* **WHAT YOU ARE ASKED TO DO**:
Give back exactly the lines from the beginning of the listing below to the line holding "var puntos = tipoFamilia.map(function(x, i)", both ends included; the pictures stay out.

* **GIVEN DATA**:
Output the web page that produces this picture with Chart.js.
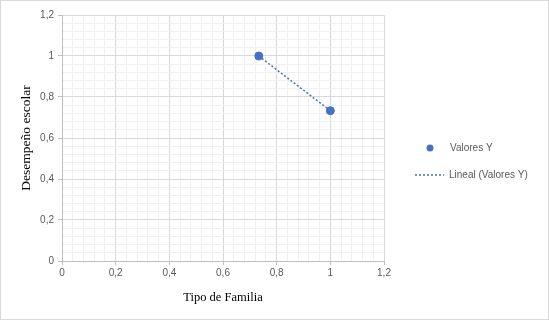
<!DOCTYPE html>
<html>
<head>
<meta charset="utf-8">
<script src="https://cdn.jsdelivr.net/npm/chart.js@4.4.1/dist/chart.umd.min.js"></script>
<style>
  html, body { margin: 0; padding: 0; background: #fff; }
  #wrap { width: 549px; height: 320px; position: relative; }
</style>
</head>
<body>
<div id="wrap"><canvas id="chart" width="549" height="320"></canvas></div>
<script>
// datos
var tipoFamilia = [0.7333, 1];
var desempeno = [1, 0.7333];
var serieNombre = 'Valores Y';
var tendenciaNombre = 'Lineal (Valores Y)';
var tituloX = 'Tipo de Familia';
var tituloY = 'Desempeño escolar';

var azul = '#4472C4';

// tendencia lineal (minimos cuadrados) sobre los datos
function lineal(xs, ys) {
  var n = xs.length, sx = 0, sy = 0, sxy = 0, sxx = 0;
  for (var i = 0; i < n; i++) { sx += xs[i]; sy += ys[i]; sxy += xs[i] * ys[i]; sxx += xs[i] * xs[i]; }
  var m = (n * sxy - sx * sy) / (n * sxx - sx * sx);
  var b = (sy - m * sx) / n;
  var x0 = Math.min.apply(null, xs), x1 = Math.max.apply(null, xs);
  return [{x: x0, y: m * x0 + b}, {x: x1, y: m * x1 + b}];
}

var puntos = tipoFamilia.map(function(x, i) { return {x: x, y: desempeno[i]}; });

function esMayor(v) { return Math.round(v * 100) % 20 === 0; }
function etiqueta(v) { return esMayor(v) ? String(Math.round(v * 10) / 10).replace('.', ',') : ''; }
function gridColor(ctx) { return esMayor(ctx.tick.value) ? '#d9d9d9' : '#f0f0f0'; }
function tickColor(ctx) { return esMayor(ctx.tick.value) ? '#bfbfbf' : 'rgba(0,0,0,0)'; }

var tickFont = { family: 'Liberation Sans', size: 10 };

var marco = {
  id: 'marco',
  beforeDraw: function(chart) {
    var c = chart.ctx;
    c.save();
    c.fillStyle = '#fff';
    c.fillRect(0, 0, chart.width, chart.height);
    c.strokeStyle = '#d9d9d9';
    c.lineWidth = 1;
    c.strokeRect(0.5, 0.5, chart.width - 1, chart.height - 1);
    c.restore();
  },
  afterDraw: function(chart) {
    var c = chart.ctx;
    c.save();
    c.font = '10px "Liberation Sans"';
    c.textBaseline = 'middle';
    // Valores Y
    c.fillStyle = azul;
    c.beginPath();
    c.arc(430, 148, 3.5, 0, Math.PI * 2);
    c.fill();
    c.fillStyle = '#595959';
    c.fillText(serieNombre, 450, 148);
    // Lineal
    c.strokeStyle = azul;
    c.lineWidth = 1.5;
    c.setLineDash([2, 2]);
    c.beginPath();
    c.moveTo(415, 175);
    c.lineTo(444, 175);
    c.stroke();
    c.setLineDash([]);
    c.fillText(tendenciaNombre, 449, 175);
    c.restore();
  }
};

new Chart(document.getElementById('chart'), {
  type: 'scatter',
  data: {
    datasets: [
      {
        label: tendenciaNombre,
        type: 'line',
        data: lineal(tipoFamilia, desempeno),
        borderColor: azul,
        borderWidth: 1.5,
        borderDash: [2, 2],
        pointRadius: 0,
        fill: false
      },
      {
        label: serieNombre,
        data: puntos,
        backgroundColor: azul,
        borderColor: azul,
        pointRadius: 4,
        pointHoverRadius: 4
      }
    ]
  },
  options: {
    responsive: false,
    animation: false,
    layout: { padding: { top: 15, right: 165, left: 0, bottom: 0 } },
    plugins: {
      legend: { display: false },
      tooltip: { enabled: false }
    },
    scales: {
      x: {
        type: 'linear',
        min: 0, max: 1.2,
        border: { color: '#bfbfbf' },
        grid: { color: gridColor, tickColor: tickColor, tickLength: 4 },
        ticks: { stepSize: 0.04, autoSkip: false, maxRotation: 0, color: '#595959', font: tickFont, padding: 2, callback: etiqueta },
        title: { display: true, text: tituloX, color: '#000', font: { family: 'Liberation Serif', size: 12.5 }, padding: { top: 8, bottom: 15 } },
        afterFit: function(s) { s.height = 59; }
      },
      y: {
        type: 'linear',
        min: 0, max: 1.2,
        border: { color: '#bfbfbf' },
        grid: { color: gridColor, tickColor: tickColor, tickLength: 4 },
        ticks: { stepSize: 0.04, autoSkip: false, color: '#595959', font: tickFont, padding: 4, callback: etiqueta },
        title: { display: true, text: tituloY, color: '#000', font: { family: 'Liberation Serif', size: 13.5 }, padding: { top: 18, bottom: 0 } },
        afterFit: function(s) { s.width = 62; }
      }
    }
  },
  plugins: [marco]
});
</script>
</body>
</html>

* **EXERCISE RESULT**:
Output the web page that produces this picture with Chart.js.
<!DOCTYPE html>
<html>
<head>
<meta charset="utf-8">
<script src="https://cdn.jsdelivr.net/npm/chart.js@4.4.1/dist/chart.umd.min.js"></script>
<style>
  html, body { margin: 0; padding: 0; background: #fff; }
  #wrap { width: 549px; height: 320px; position: relative; }
</style>
</head>
<body>
<div id="wrap"><canvas id="chart" width="549" height="320"></canvas></div>
<script>
// datos
var tipoFamilia = [0.7333, 1];
var desempeno = [1, 0.7333];
var serieNombre = 'Valores Y';
var tendenciaNombre = 'Lineal (Valores Y)';
var tituloX = 'Tipo de Familia';
var tituloY = 'Desempeño escolar';

var azul = '#4472C4';

// tendencia lineal (minimos cuadrados) sobre los datos
function lineal(xs, ys) {
  var n = xs.length, sx = 0, sy = 0, sxy = 0, sxx = 0;
  for (var i = 0; i < n; i++) { sx += xs[i]; sy += ys[i]; sxy += xs[i] * ys[i]; sxx += xs[i] * xs[i]; }
  var m = (n * sxy - sx * sy) / (n * sxx - sx * sx);
  var b = (sy - m * sx) / n;
  var x0 = Math.min.apply(null, xs), x1 = Math.max.apply(null, xs);
  return [{x: x0, y: m * x0 + b}, {x: x1, y: m * x1 + b}];
}

var puntos = tipoFamilia.map(function(x, i) { return {x: x, y: desempeno[i]}; });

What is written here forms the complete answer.